Back in January, after sitting in prison without charges, the two were sentenced 20 to 25 years after a legal, tobacco-like substance was found in their Kuwait home. Coverson said the substance was none of theirs in the first place. She says she distinctly remembers hearing the loud bangs of people forcing themselves into their home.

She also remembers the January day when they were given their sentence.”My life just went blank right in front of my eyes,” Coverson said. “There was a moment when I didn’t know if I was coming home.” The two women never left each others’ side while in prison. Coverson says there was no freedom inside the prison. They were subject to whatever they were told. However, the two kept strong and kept God with them at all times.

Monique and Larissa
Monique and Larissa

The two were in court more than 10 times, but returned back without being freed. However, things changed at their last appeal. Monique says she saw goodness in the judge that she had not seen in previous ones. She had a good feeling when they had to wait only a week to hear their sentence. On April 4, they called their lawyer and they learned they were innocent.
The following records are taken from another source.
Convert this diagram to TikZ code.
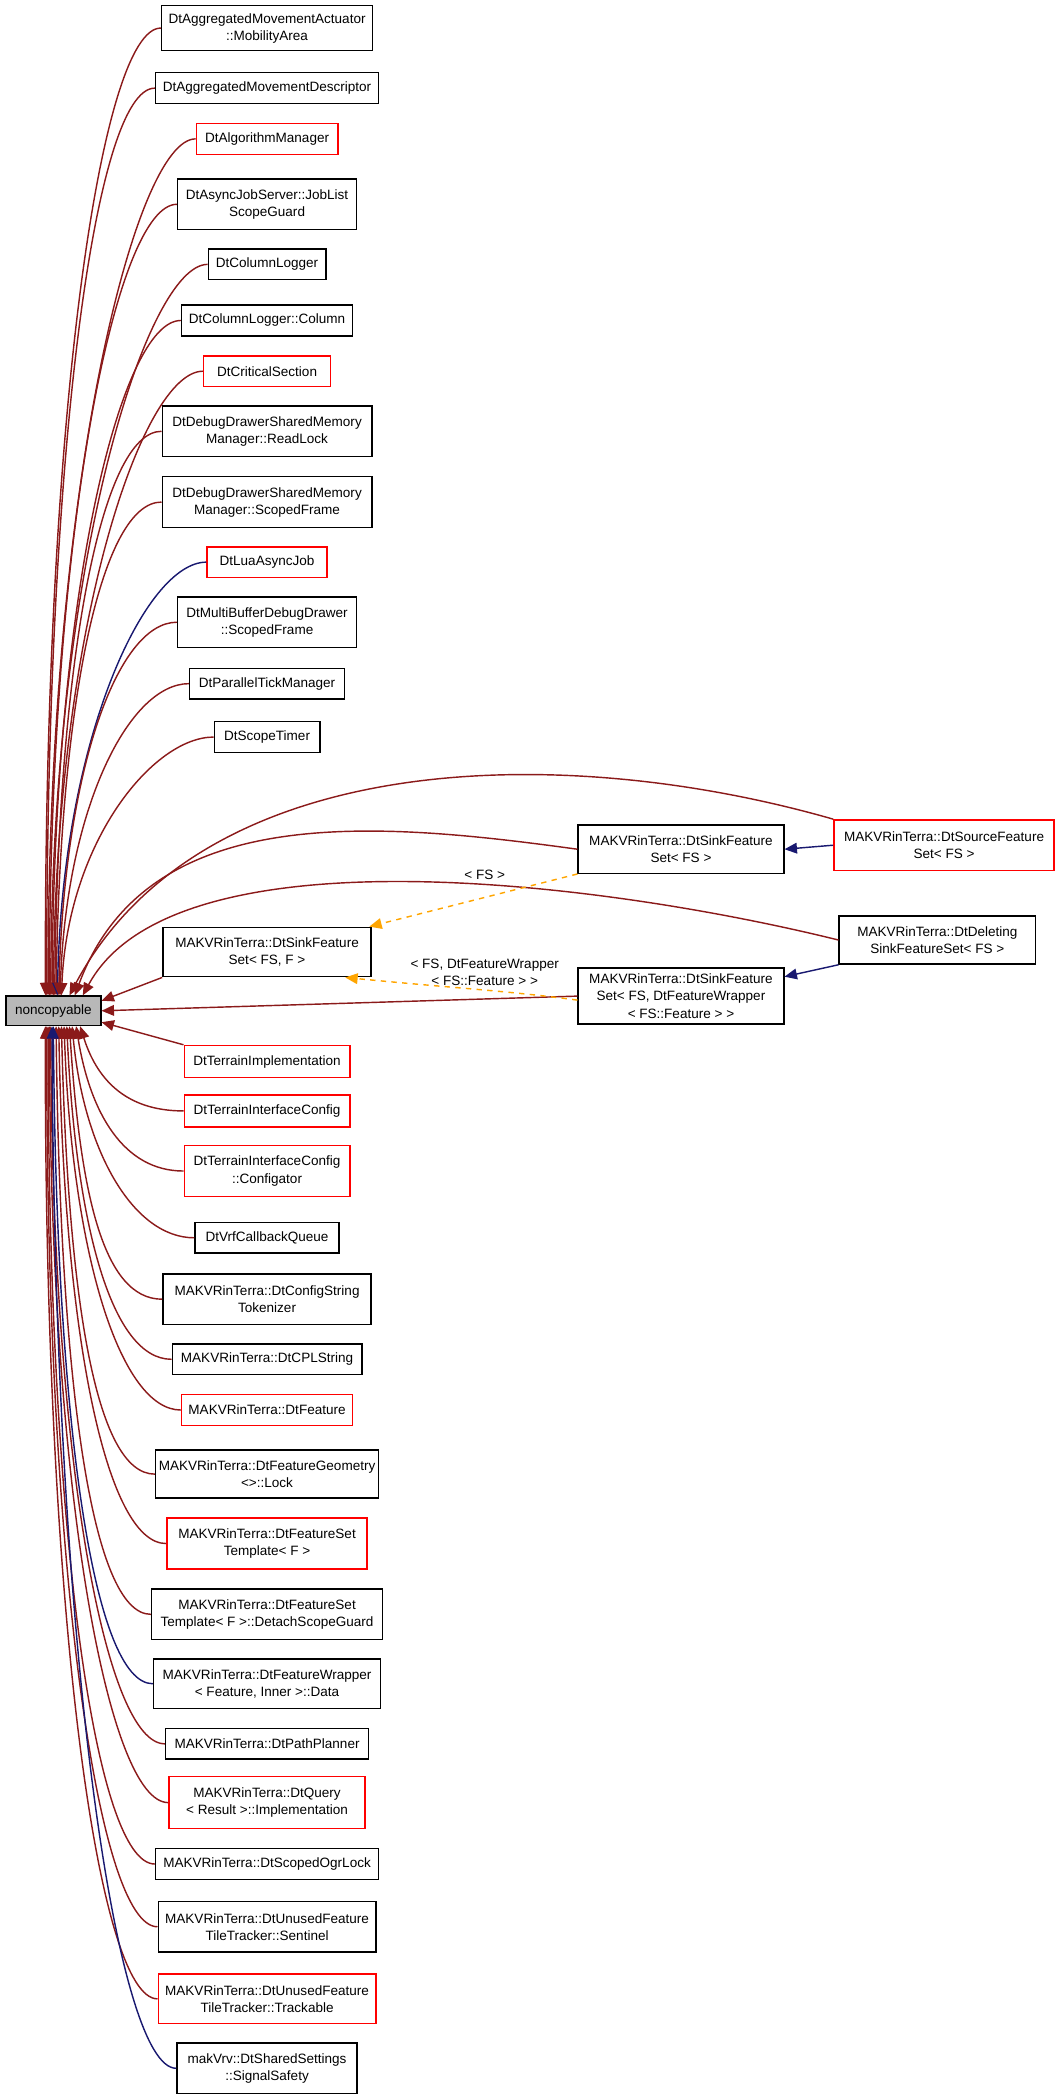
\documentclass[tikz,border=0pt]{standalone}
\usepackage{fontspec}
\setmainfont{Liberation Sans}
\usetikzlibrary{arrows.meta}
\definecolor{dred}{RGB}{139,26,26}
\definecolor{dblue}{RGB}{25,25,112}
\definecolor{orng}{RGB}{255,165,0}
\begin{document}
\begin{tikzpicture}[x=0.75pt,y=-0.75pt,
 box/.style={draw,thick,fill=white,align=center,inner sep=1pt,font=\fontsize{7.6}{9.6}\selectfont},
 red/.style={draw=red},
 gr/.style={fill=black!28},
 e/.style={dred,-{Triangle[length=7pt,width=6pt]},thick},
 b/.style={dblue,-{Triangle[length=7pt,width=6pt]},thick},
 o/.style={orng,dashed,-{Triangle[length=7pt,width=6pt]},thick},
 lab/.style={font=\fontsize{7.6}{9.6}\selectfont,align=center}]
\useasboundingbox (0,0) rectangle (795,1572);
\newcommand\nd[7]{\node[box,#6,minimum width=#4*0.75pt,minimum height=#5*0.75pt] (#1) at (#2,#3) {#7};}
\nd{n1}{200}{21}{158}{34}{}{DtAggregatedMovementActuator\\::MobilityArea}
\nd{n2}{200}{66}{167}{23}{}{DtAggregatedMovementDescriptor}
\nd{n3}{200}{104}{106}{23}{red}{DtAlgorithmManager}
\nd{n4}{200}{153}{134}{38}{}{DtAsyncJobServer::JobList\\ScopeGuard}
\nd{n5}{200}{198}{88}{23}{}{DtColumnLogger}
\nd{n6}{200}{240}{128}{23}{}{DtColumnLogger::Column}
\nd{n7}{200}{278}{95}{23}{red}{DtCriticalSection}
\nd{n8}{200}{323}{157}{38}{}{DtDebugDrawerSharedMemory\\Manager::ReadLock}
\nd{n9}{200}{376}{157}{38}{}{DtDebugDrawerSharedMemory\\Manager::ScopedFrame}
\nd{n10}{200}{421}{90}{23}{red}{DtLuaAsyncJob}
\nd{n11}{200}{466}{134}{38}{}{DtMultiBufferDebugDrawer\\::ScopedFrame}
\nd{n12}{200}{512}{116}{23}{}{DtParallelTickManager}
\nd{n13}{200}{552}{79}{23}{}{DtScopeTimer}
\nd{n14}{707}{633}{165}{38}{red}{MAKVRinTerra::DtSourceFeature\\Set< FS >}
\nd{n15}{510}{636}{154}{36}{}{MAKVRinTerra::DtSinkFeature\\Set< FS >}
\nd{n16}{702}{704}{147}{36}{}{MAKVRinTerra::DtDeleting\\SinkFeatureSet< FS >}
\nd{n17}{200}{713}{156}{37}{}{MAKVRinTerra::DtSinkFeature\\Set< FS, F >}
\nd{n18}{510}{746}{154}{42}{}{MAKVRinTerra::DtSinkFeature\\Set< FS, DtFeatureWrapper\\< FS::Feature > >}
\nd{nc}{40}{757}{71}{22}{gr}{noncopyable}
\nd{n20}{200}{795}{124}{24}{red}{DtTerrainImplementation}
\nd{n21}{200}{832}{124}{24}{red}{DtTerrainInterfaceConfig}
\nd{n22}{200}{877}{124}{38}{red}{DtTerrainInterfaceConfig\\::Configator}
\nd{n23}{200}{927}{108}{23}{}{DtVrfCallbackQueue}
\nd{n24}{200}{973}{156}{38}{}{MAKVRinTerra::DtConfigString\\Tokenizer}
\nd{n25}{200}{1018}{142}{23}{}{MAKVRinTerra::DtCPLString}
\nd{n26}{200}{1056}{128}{23}{red}{MAKVRinTerra::DtFeature}
\nd{n27}{200}{1104}{167}{36}{}{MAKVRinTerra::DtFeatureGeometry\\<>::Lock}
\nd{n28}{200}{1156}{150}{38}{red}{MAKVRinTerra::DtFeatureSet\\Template< F >}
\nd{n29}{200}{1209}{173}{38}{}{MAKVRinTerra::DtFeatureSet\\Template< F >::DetachScopeGuard}
\nd{n30}{200}{1261}{170}{37}{}{MAKVRinTerra::DtFeatureWrapper\\< Feature, Inner >::Data}
\nd{n31}{200}{1306}{152}{23}{}{MAKVRinTerra::DtPathPlanner}
\nd{n32}{200}{1350}{147}{39}{red}{MAKVRinTerra::DtQuery\\< Result >::Implementation}
\nd{n33}{200}{1396}{167}{23}{}{MAKVRinTerra::DtScopedOgrLock}
\nd{n34}{200}{1443}{163}{38}{}{MAKVRinTerra::DtUnusedFeature\\TileTracker::Sentinel}
\nd{n35}{200}{1497}{163}{37}{red}{MAKVRinTerra::DtUnusedFeature\\TileTracker::Trackable}
\nd{n36}{200}{1549}{135}{38}{}{makVrv::DtSharedSettings\\::SignalSafety}
% upper edges
\foreach \n/\s/\y/\c in {n1/-6/21/e,n2/-5/66/e,n3/-4/104/e,n4/-3/153/e,n5/-2/198/e,n6/-1/240/e,n7/0/278/e,n8/1/323/e,n9/2/376/e,n10/3/421/b,n11/4/466/e,n12/5/512/e,n13/6/552/e}{
 \pgfmathsetmacro\cy{\y+0.4*(746-\y)}
 \draw[\c] (\n.west) .. controls ++(-45,0) and (42+\s*1.5,\cy) .. ([xshift=\s*0.75pt]nc.north);}
\draw[e] (n14.north west) .. controls (420,555) and (150,560) .. ([xshift=12*0.75pt]nc.north);
\draw[e] (n15.west) .. controls (280,615) and (110,600) .. ([xshift=16*0.75pt]nc.north);
\draw[e] (n16.west) .. controls (450,660) and (130,620) .. ([xshift=22*0.75pt]nc.north);
\draw[e] (n17.south west) -- ([yshift=-4*0.75pt]nc.north east);
\draw[e] (n18.west) -- (nc.east);
\draw[e] (n20.north west) -- ([yshift=3*0.75pt]nc.south east);
% lower edges
\foreach \n/\s/\y/\c in {n21/20/832/e,n22/17/877/e,n23/14/927/e,n24/12/973/e,n25/10/1018/e,n26/8/1056/e,n27/6/1104/e,n28/4/1156/e,n29/2/1209/e,n30/0/1261/b,n31/-2/1306/e,n32/-3/1350/e,n33/-4/1396/e,n34/-5/1443/e,n35/-6/1497/e,n36/-1/1549/b}{
 \pgfmathsetmacro\cy{\y-0.4*(\y-768)}
 \draw[\c] (\n.west) .. controls ++(-45,0) and (42+\s*1.5,\cy) .. ([xshift=\s*0.75pt]nc.south);}
% blue and orange
\draw[b] (n14.west) -- (n15.east);
\draw[b] (n16.south west) -- ([yshift=-7*0.75pt]n18.north east);
\draw[o] (n15.south west) -- ([xshift=-2*0.75pt]n17.north east);
\node[lab] (l1) at (363,655) {< FS >};
\draw[o] ([yshift=-3*0.75pt]n18.west) .. controls (380,742) and (340,740) .. ([xshift=-20*0.75pt]n17.south east);
\node[lab] (l2) at (363,728) {< FS, DtFeatureWrapper\\< FS::Feature > >};
\end{tikzpicture}
\end{document}
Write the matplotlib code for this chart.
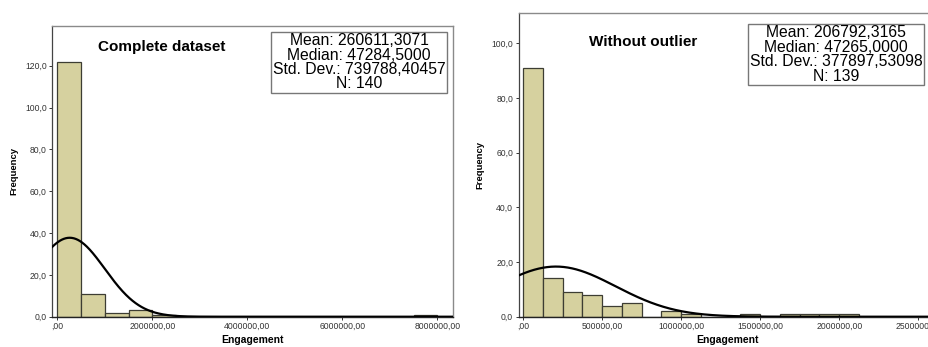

Word of their innocence spread to Monique’s mother, Michelle through a text message. She says when she got it, she jumped out of bed and began to thank God.

Michelle and Monique will be able to hug each other as long as they want now.
Michelle and Monique will be able to hug each other as long as they want now.

Coverson says she is taking things one day at a time now. She says there are so many people she wants to thank for bringing her and Larissa home. “They tried to take everything from me, but we as a nation were not going to let them,” Coverson said. “My mom wasn’t going to let them. My family: my brothers, my sisters; they weren’t going to let them.”

When we asked Michelle about what it is like to have her daughter home, with her arm around Monique and a smile on her face, she replied, “She’s not going anywhere. We’ve got her passport. We may just throw it in that fire right there.”

Michelle said after this experience, she plans to write a book about what she has been through during Monique’s imprisonment. She plans to call it A Mother’s Love.